Y Design Blog

December 4, 2013

In order to encourage undergraduates to collect books, build their own libraries, and read for pleasure and education, Adrian Van Sinderen YC 1910 established two prizes—one for seniors and one for sophomores—in 1957.

Special thanks to Edward Wang TC ’16 for designing the winning publicity poster. An honorable mention was awarded to Ava Tomasula y Garcia CC ’17. Learn more about the Van Sinderen poster competition here.

November 1, 2013

Since this Friday is the men’s hockey season home opener, I designed an information graphic that introduces the team, each player’s position, and his point contribution to the team.

October 31, 2013

In the Sterling Memorial Library for the exhibit corridor—one of the few places not covered in scaffolding and temporary walls—Chika designed a series of panels that describe the library’s history and current renovation project.

A grid system maintains order among the varied elements in each panel. Its consistent structure also ties the fives cases together, especially important given the distance between them.

October 22, 2013

For an upcoming exhibition about Cole Porter, we selected a typeface that would reference the visual context in which he worked—Art Deco—without looking like a document from that time.

We used Nobel types for this project. Originally inspired by Futura (the quintessential Deco face), and designed in 1929, Nobel was expanded and updated in the 1990s by Yale School of Art Critic Tobias Frere-Jones.

October 11, 2013

Last week I designed posters—now in the display cases in front of Woolsey Hall.

The objective of the project was to extend a cheerful welcome to Inauguration visitors while conveying simple messages about this celebration.

The diagonal tiling of the large roman numerals, XXIII, serves as a decorative attractor, and the much smaller Celebrating the Inauguration of… that runs between them provides informational payoff at close range. The 23 has been used in a variety of decorative typographic forms for President Salovey’s Inauguration communications and keepsakes.

September 30, 2013

The printer’s proof (left) looks pinker than the sketchbook drawing (right), by Kiowa artist Zotom depicting a horse parade.

This proof, of a page from Beinecke’s hand-illustrated copy of Uncle Tom’s Cabin, is veryclose to the original. Nevertheless,  excess magenta ink simultaneously makes the color of the cloud more purple and the paper less yellow.

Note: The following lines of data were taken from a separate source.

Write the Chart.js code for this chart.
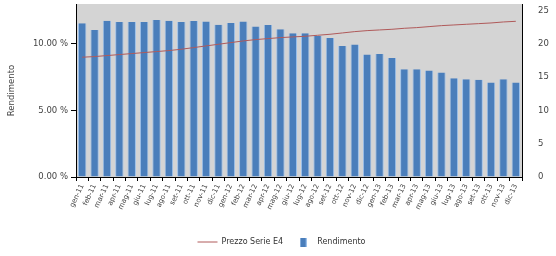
<!DOCTYPE html>
<html><head><meta charset="utf-8">
<script src="https://cdn.jsdelivr.net/npm/chart.js@4/dist/chart.umd.min.js"></script>
<style>html,body{margin:0;padding:0;background:#fff}#wrap{width:556px;height:256px}</style>
</head><body><div id="wrap"><canvas id="c" width="556" height="256"></canvas></div>
<script>
const categories = ["gen-11","feb-11","mar-11","apr-11","mag-11","giu-11","lug-11","ago-11","set-11","ott-11","nov-11","dic-11",
"gen-12","feb-12","mar-12","apr-12","mag-12","giu-12","lug-12","ago-12","set-12","ott-12","nov-12","dic-12",
"gen-13","feb-13","mar-13","apr-13","mag-13","giu-13","lug-13","ago-13","set-13","ott-13","nov-13","dic-13"];
const rendimento = [11.56,11.05,11.75,11.65,11.65,11.65,11.8,11.75,11.65,11.73,11.68,11.45,
11.58,11.68,11.3,11.42,11.1,10.8,10.8,10.6,10.45,9.85,9.95,9.2,
9.25,8.95,8.1,8.1,8.0,7.85,7.42,7.35,7.3,7.1,7.35,7.1];
const prezzo = [18.0,18.1,18.25,18.4,18.55,18.7,18.85,19.0,19.2,19.45,19.7,19.95,
20.2,20.45,20.65,20.8,20.95,21.05,21.15,21.3,21.45,21.65,21.85,22.0,
22.1,22.2,22.35,22.45,22.6,22.75,22.85,22.95,23.05,23.15,23.3,23.4];
const leftTicks = [0,5,10];
const rightTicks = [0,5,10,15,20,25];

const FONT = {family:"DejaVu Sans", size:8.5};
const bgPlugin = {id:'bg', beforeDraw(ch){const a=ch.chartArea,c=ch.ctx;c.save();c.fillStyle='#d4d4d4';c.fillRect(a.left,a.top,a.right-a.left,a.bottom-a.top);c.restore();}};

const boxImg = document.createElement('canvas');
boxImg.width = 7; boxImg.height = 9;
(function(){const g=boxImg.getContext('2d');g.fillStyle='#4a7ebb';g.fillRect(0,0,7,9);g.fillStyle='#9cc0ea';g.fillRect(0,0,1,9);g.fillRect(6,0,1,9);})();

function noVPad(s){s.paddingTop=0;s.paddingBottom=0;}

new Chart(document.getElementById('c'), {
  data:{labels:categories, datasets:[
    {type:'line', label:'Prezzo Serie E4', data:prezzo, yAxisID:'y1', borderColor:'#b05a5a', backgroundColor:'#c88a8a', borderWidth:1, pointRadius:0, pointStyle:'line', order:0, tension:0},
    {type:'bar', label:'Rendimento', data:rendimento, yAxisID:'y', backgroundColor:'#4a7ebb', borderColor:'#9cc0ea', borderWidth:{left:1,right:1,top:0,bottom:0}, barPercentage:0.68, categoryPercentage:1, pointStyle:boxImg, order:1}
  ]},
  options:{responsive:false, animation:false,
    layout:{padding:{top:4,left:7,right:0,bottom:0}, autoPadding:false},
    plugins:{legend:{position:'bottom', labels:{usePointStyle:true, pointStyleWidth:20, boxHeight:8, font:{family:"DejaVu Sans",size:8}, color:'#333', padding:10}}, tooltip:{enabled:false}},
    scales:{
      x:{offset:true, grid:{display:true, offset:true, drawOnChartArea:false, tickLength:4, color:'#000'}, border:{color:'#000'},
         ticks:{minRotation:65, maxRotation:65, autoSkip:false, font:{family:"DejaVu Sans",size:7}, color:'#444', padding:2},
         afterFit(s){s.height=51;s.paddingLeft=0;s.paddingRight=0;}},
      y:{position:'left', min:0, max:13, afterBuildTicks(s){s.ticks=leftTicks.map(v=>({value:v}));},
         ticks:{callback:v=>v.toFixed(2)+' %', font:FONT, color:'#444', padding:3},
         grid:{display:true, drawOnChartArea:false, tickLength:5, color:'#000'}, border:{color:'#000'},
         title:{display:true, text:'Rendimento', font:FONT, color:'#444', padding:{top:0,bottom:4}},
         afterFit(s){s.width=69;noVPad(s);}},
      y1:{position:'right', min:0, max:26, afterBuildTicks(s){s.ticks=rightTicks.map(v=>({value:v}));},
         ticks:{font:FONT, color:'#444', padding:8},
         grid:{display:false}, border:{color:'#000'},
         afterFit(s){s.width=34;noVPad(s);}}
    }
  },
  plugins:[bgPlugin]
});
</script></body></html>
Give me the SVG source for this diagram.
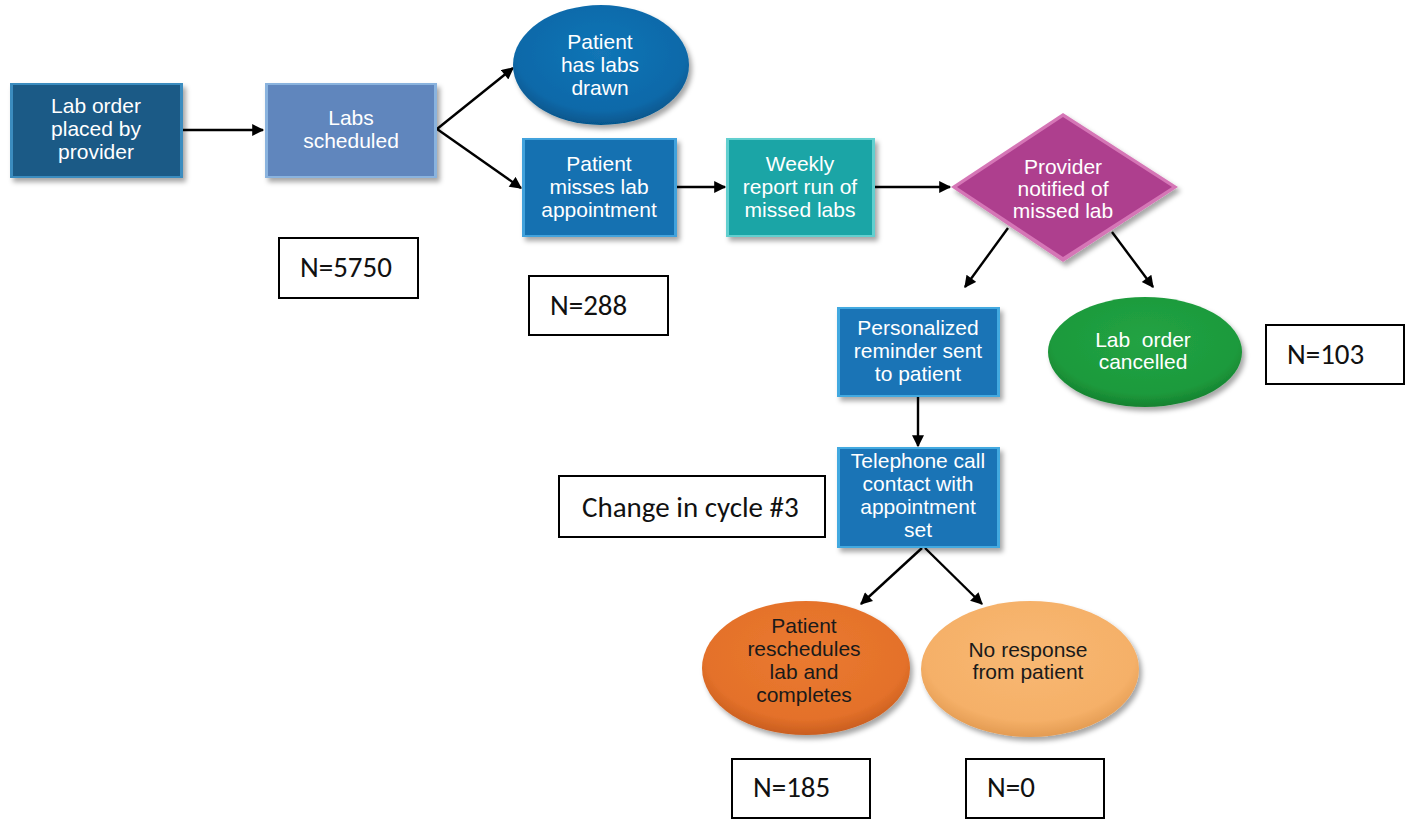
<svg xmlns="http://www.w3.org/2000/svg" width="1410" height="821" viewBox="0 0 1410 821">
<style>
.t{font-family:"Liberation Sans",Arial,sans-serif;font-size:21px;fill:#ffffff;text-anchor:middle}
.td{font-family:"Liberation Sans",Arial,sans-serif;font-size:21px;fill:#1a1a1a;text-anchor:middle}
.nb{fill:#ffffff;stroke:#000000;stroke-width:2}
.nt{font-family:"Carlito","Liberation Sans",Arial,sans-serif;font-size:29px;fill:#111111}
.c{stroke:#000000;stroke-width:2.4;fill:none;marker-end:url(#ah)}
</style>
<defs>
<marker id="ah" viewBox="0 0 10 10" refX="9" refY="5" markerWidth="13" markerHeight="12" markerUnits="userSpaceOnUse" orient="auto">
<path d="M0,0 L10,5 L0,10 z" fill="#000000"/>
</marker>
<filter id="sh" x="-10%" y="-10%" width="125%" height="130%">
<feDropShadow dx="3" dy="4" stdDeviation="2.5" flood-color="#000000" flood-opacity="0.35"/>
</filter>
<radialGradient id="gBlue" cx="50%" cy="40%" r="60%">
<stop offset="0" stop-color="#1275b6"/><stop offset="0.8" stop-color="#0b69a9"/><stop offset="1" stop-color="#06568c"/>
</radialGradient>
<radialGradient id="gGreen" cx="50%" cy="40%" r="60%">
<stop offset="0" stop-color="#22a344"/><stop offset="0.8" stop-color="#1d9a3c"/><stop offset="1" stop-color="#15812f"/>
</radialGradient>
<radialGradient id="gOrange" cx="50%" cy="40%" r="60%">
<stop offset="0" stop-color="#ea7a30"/><stop offset="0.8" stop-color="#e4712a"/><stop offset="1" stop-color="#c95e1f"/>
</radialGradient>
<radialGradient id="gLight" cx="50%" cy="40%" r="60%">
<stop offset="0" stop-color="#f8b873"/><stop offset="0.8" stop-color="#f5b068"/><stop offset="1" stop-color="#e39b52"/>
</radialGradient>
</defs>

<g id="connectors">
<line class="c" x1="183" y1="130" x2="263" y2="130"/>
<line class="c" x1="437" y1="129" x2="513" y2="68"/>
<line class="c" x1="437" y1="129" x2="521" y2="188"/>
<line class="c" x1="677" y1="187" x2="725" y2="187"/>
<line class="c" x1="875" y1="187" x2="950" y2="187"/>
<line class="c" x1="1008" y1="228" x2="965" y2="287"/>
<line class="c" x1="1112" y1="232" x2="1153" y2="287"/>
<line class="c" x1="918" y1="397" x2="918" y2="446"/>
<line class="c" x1="922" y1="548" x2="861" y2="604"/>
<line class="c" x1="925" y1="548" x2="982" y2="604"/>
</g>

<g id="lab-order">
<rect x="10" y="83" width="173" height="95" fill="#3a8cbf" filter="url(#sh)"/>
<rect x="13" y="85" width="167" height="91" fill="#1b5a86"/>
<text class="t" x="96" y="113">Lab order</text>
<text class="t" x="96" y="136">placed by</text>
<text class="t" x="96" y="159">provider</text>
</g>

<g id="labs-scheduled">
<rect x="265" y="83" width="172" height="95" fill="#8ab3de" filter="url(#sh)"/>
<rect x="268" y="85" width="166" height="91" fill="#6086bd"/>
<text class="t" x="351" y="125">Labs</text>
<text class="t" x="351" y="148">scheduled</text>
</g>

<g id="labs-drawn">
<ellipse cx="601" cy="65" rx="88" ry="60" fill="url(#gBlue)" filter="url(#sh)"/>
<text class="t" x="600" y="49">Patient</text>
<text class="t" x="600" y="72">has labs</text>
<text class="t" x="600" y="95">drawn</text>
</g>

<g id="misses-lab">
<rect x="522" y="138" width="155" height="99" fill="#42a2dc" filter="url(#sh)"/>
<rect x="525" y="140" width="149" height="95" fill="#1571b1"/>
<text class="t" x="599" y="171">Patient</text>
<text class="t" x="599" y="194">misses lab</text>
<text class="t" x="599" y="217">appointment</text>
</g>

<g id="weekly-report">
<rect x="726" y="138" width="149" height="99" fill="#62cfcf" filter="url(#sh)"/>
<rect x="729" y="140" width="143" height="95" fill="#1ba5a6"/>
<text class="t" x="800" y="171">Weekly</text>
<text class="t" x="800" y="194">report run of</text>
<text class="t" x="800" y="217">missed labs</text>
</g>

<g id="provider-notified">
<polygon points="951,187 1063,113 1178,187 1063,262" fill="#d576b6" filter="url(#sh)"/>
<polygon points="957,187 1063,117 1172,187 1063,257" fill="#ae3f8e"/>
<text class="t" x="1063" y="174">Provider</text>
<text class="t" x="1063" y="196">notified of</text>
<text class="t" x="1063" y="218">missed lab</text>
</g>

<g id="reminder">
<rect x="837" y="307" width="163" height="90" fill="#43a9e0" filter="url(#sh)"/>
<rect x="840" y="309" width="157" height="86" fill="#1a74b6"/>
<text class="t" x="918" y="335">Personalized</text>
<text class="t" x="918" y="358">reminder sent</text>
<text class="t" x="918" y="381">to patient</text>
</g>

<g id="cancelled">
<ellipse cx="1145" cy="352" rx="97" ry="55" fill="url(#gGreen)" filter="url(#sh)"/>
<text class="t" x="1143" y="347" xml:space="preserve">Lab  order</text>
<text class="t" x="1143" y="369">cancelled</text>
</g>

<g id="telephone">
<rect x="837" y="447" width="163" height="101" fill="#43a9e0" filter="url(#sh)"/>
<rect x="840" y="449" width="157" height="97" fill="#1a74b6"/>
<text class="t" x="918" y="468">Telephone call</text>
<text class="t" x="918" y="491">contact with</text>
<text class="t" x="918" y="514">appointment</text>
<text class="t" x="918" y="537">set</text>
</g>

<g id="reschedules">
<ellipse cx="806" cy="668" rx="104" ry="67" fill="url(#gOrange)" filter="url(#sh)"/>
<text class="td" x="804" y="633">Patient</text>
<text class="td" x="804" y="656">reschedules</text>
<text class="td" x="804" y="679">lab and</text>
<text class="td" x="804" y="702">completes</text>
</g>

<g id="no-response">
<ellipse cx="1030" cy="669" rx="109" ry="68" fill="url(#gLight)" filter="url(#sh)"/>
<text class="td" x="1028" y="657">No response</text>
<text class="td" x="1028" y="679">from patient</text>
</g>

<g id="n5750">
<rect class="nb" x="279" y="238" width="139" height="60"/>
<text class="nt" x="300" y="277">N=5750</text>
</g>
<g id="n288">
<rect class="nb" x="529" y="276" width="139" height="59"/>
<text class="nt" x="550" y="315">N=288</text>
</g>
<g id="n103">
<rect class="nb" x="1266" y="325" width="138" height="59"/>
<text class="nt" x="1287" y="364">N=103</text>
</g>
<g id="change-cycle">
<rect class="nb" x="559" y="476" width="266" height="61"/>
<text class="nt" x="582" y="517">Change in cycle #3</text>
</g>
<g id="n185">
<rect class="nb" x="732" y="759" width="138" height="59"/>
<text class="nt" x="753" y="797">N=185</text>
</g>
<g id="n0">
<rect class="nb" x="966" y="759" width="138" height="59"/>
<text class="nt" x="987" y="797">N=0</text>
</g>
</svg>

A designer’s job does not end when he/she sends project files to a printer. During production, designers and printers work together to ensure that every aspect of a project is produced to a high standard. Currently, our office is working on the book for the final installment of Beinecke Library’s exhibitions celebrating its 50th anniversary.

September 23, 2013

Everything Loose Will Land is on view now through November 9 in Paul Rudolph Hall. The exhibition features pieces of art and architecture (often in-process works and sketches) that embody the relationship between art and architecture in 1970s Los Angeles. The exhibit comes to Yale from MAK Center for Art and Architecture at the Schindler House in Los Angeles.

September 13, 2013

The most recent poster (above) installed outside Woolsey Hall—a plea for pedestrian safety by New York artist Jason “Jay Shells” Shelowitz—stands in contrast to the usual pieces of arts publicity in neighboring display cases. The poster appears to be the latest addition to an ongoing effort by the Yale Traffic Safety Subcommittee to encourgage safer pedestrian behavior on campus. Smaller versions of this poster mark many of the street corners on campus, while spray-painted signs reading, “Don’t read this, look up” mark others. Jason Shelowitz has received attention for his unofficial MTA subway notices encouraging New Yorkers to show greater courtesy while riding the subway. If you have not passed by the display cases lately, I would recommend stopping by! The bold typography and use of striking orange both catches the eye and delivers ever-useful advice.

August 26, 2013

“In the summer of 1980, between my first and second years of Art School, I worked part time for the Yale University Printing Service, housed then at 149 York Street, the current site of the DMCA. 

Akefeh Nurosi, MFA ‘80, was working there that summer as the full-time summer Rollins Fellow. She was the latest of approximately 30 MFA students who had, two or three at a time, worked with Greer Allen, the University Printer, to produce the day-to-day design work of the University since 1970. This was a win-win initiative: Yale University’s administrative publications benefitted from the talents of graduate art students, and those students benefitted from working for Greer and from serving Yale clients with high expectations of the work of the Printing Service.

August 23, 2013

Have you noticed a proliferation of orange, white, and black brackets around campus? They’re part of the Pentagram-designed identity system for the Donald Windham-Sandy M. Campbell Literature Prizes. These prestigious prizes provide unrestricted grants to support writers of fiction, non-fiction, and drama. The first-ever winners were announced in March; the prize ceremony and celebratory festival will take place from September 10–13, 2013.